Bloomberg leans into personality journalism with new newsletters
Bloomberg is launching newsletters centered around two of its top reporters, Axios has learned. The idea is to launch new franchises around talent that will help it lure subscribers.
- Mark Gurman will write a weekly newsletter about Apple and consumer technology called "Power On." The email is free but there will be a subscriber-only version online that subscribers will receive first and get their questions answered by Gurman weekly.
- Jason Schreier will write a weekly email that serves as guide to gaming and the gaming entertainment industry called "Game On."
Between the lines: Bloomberg has been using some of its more popular personalities to anchor products around niche beats.
- It hopes free sampling of those products to their talent's audiences will help push more users to subscribe to Bloomberg's consumer paywall, which costs around $35 per month or about $420 per year.

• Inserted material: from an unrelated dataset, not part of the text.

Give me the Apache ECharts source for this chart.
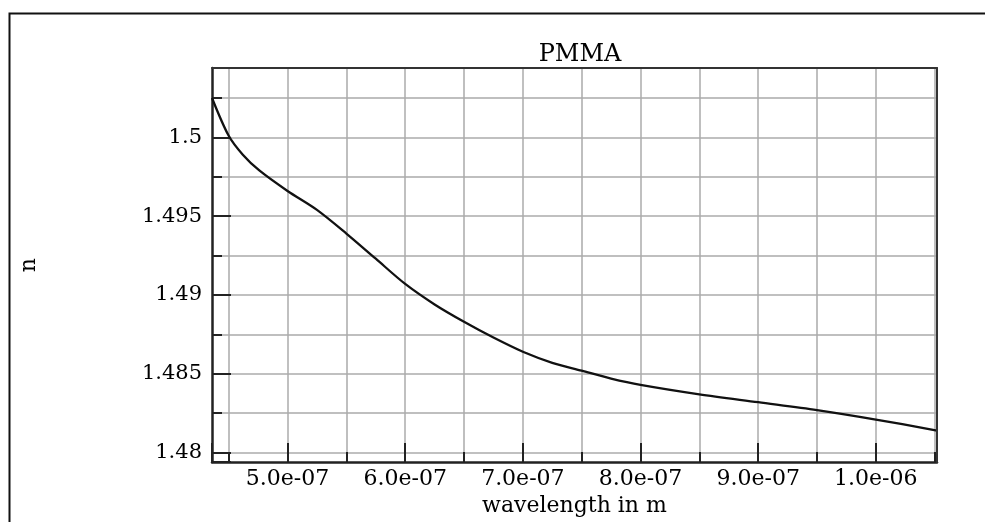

- The company in February launched a suite of subscription products around its popular Odd Lots podcast, hosted by Tracy Alloway and Joe Weisenthal,
- The company reached 300,000 subscribers in April.
The big picture: Newsrooms are experimenting with more personality-driven content as a way to drive subscribers and part of our subscriber acquisition strategy.
- "I see the brand benefits as very mutual between the publication and the writer," says Jessica Lessin, founder of The Information. "We absolutely want our journalists to be known as their own brands. It's been a core part of our approach since many of us left WSJ."
- The Information launched a suite of personality-driven newsletters earlier this year, and plans to add more.
Yes, but: For some brands, the line between balancing individual brands versus the company's brand can be tricky.
- While the New York Times has invested heavily in promoting big names with their own products, like Kara Swisher and Ezra Klein, it's also begun to lay out clearer guidelines for the external opportunities that journalists can participate in.